Strategic Priorities 2, 3, 4 and 5 presented the following at the June 24 meeting:

  • Strategic Priority 2 (SP 2): Provide a transformative learning community that prepares students for advanced education, careers and purposeful living.

    The SP 2 committee will keep its goals and will raise some of its metric targets, but some are hard to move, said co-chair Brian Rose, vice president for student affairs. “Metrics inform us and are a measure of our success with students and, for example, retention had a numerical target that we came close to or just reached,” he said. “But these are hard lines to move with a lot of effort for little change, so we set fairly flat targets.

    “We also talked about benchmarking our performance against peer institutions, so should we use a comparative benchmark or a flat number?” he asked as an open question to the group.
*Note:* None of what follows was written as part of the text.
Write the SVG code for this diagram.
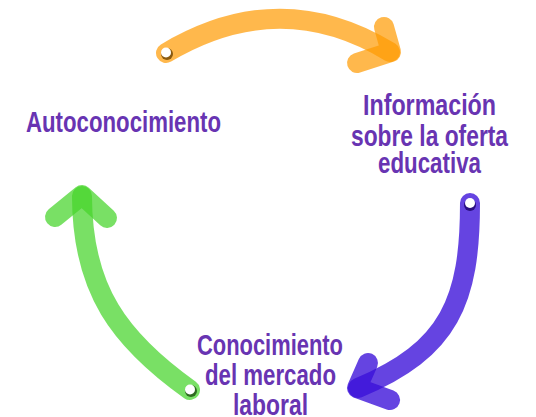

It was suggested that both be used, and that would serve a number of purposes, such as for marketing us as a school where students graduate in four, not six years, keeping their costs lower over four years than they would be at a school with discounted tuition but poor four-year graduation rates.

  • Strategic Priority 3 (SP 3): Unite to foster a diverse and inclusive campus culture.

    The SP 3 committee readjusted its charge to include the word excellence, basing it on an Inclusive Excellence Model of diversity, equity, inclusion and belonging said co-chair Karen Jones, vice president for diversity, equity and inclusion.

    “Essentially, the model looks at diversity as a key component of a comprehensive strategy for achieving institutional excellence – which includes, but is not limited to, the academic excellence of all students in attendance and concerted efforts to educate all students to be successful in a diverse society and equip them with sophisticated intercultural skills,” she said. “We have re-bucketed our goals to represent the Inclusive Excellence Model.”

    The group suggested some new targets that are achievable but with sights set high. “In fact, most of our objectives tie to the Truth and Reconciliation Committee recommendations,” added co-chair Daryl Santos, professor of systems science and industrial engineering and vice provost for diversity and inclusiveness. “I think we’ve assessed and made ties to at least eight of the 10 recommendations.”

  • Strategic Priority 4 (SP 4): Enhance the University’s economic, social and cultural impact through engagement from the local to the global level.

    The establishment of the new SP 6 for Internationalization, removing internationalization from SP 4, allowed the SP4 committee to recalibrate its goals and metrics quite a bit to help create changes that are mutually beneficial to the school and the community, noted co-chair Kelli Smith, assistant vice president for student success.

    “There are some big jumps in the metrics for Goal 1 and we really believe that the ability to increase our stipends as an incentive will help us with the number of community engaged learning designated courses,” she said.

    For other goals, Smith explained that the committee wants to exceed the national average for student voting, increase its ability to gather data on volunteerism by faculty and staff, and conduct a survey of the community about the extent of engagement with the University.

    “We are trying to use Carnegie-level language, even though this isn’t specifically for Carnegie,” Smith said. A new Goal 5 to assess how alumni are engaged with their communities is still in development.

  • Strategic Priority 5 (SP 5): Optimize the acquisition and allocation of human, technological, financial and physical resources.

    SP 5 will keep all of its current metrics with some minor adjustments of targets, but add three more, said co-chair John Cordi, CFO and senior associate vice president.

    “The three new metrics are around how to measure private support in three areas — alumni, annual fund giving and our endowment,” Cordi said. “The third metric is more important to the campus because of what we can utilize for the campus. We’re on a good trajectory and know we will continue to grow the endowment. We want to get to having $25 million available to the campus to use.”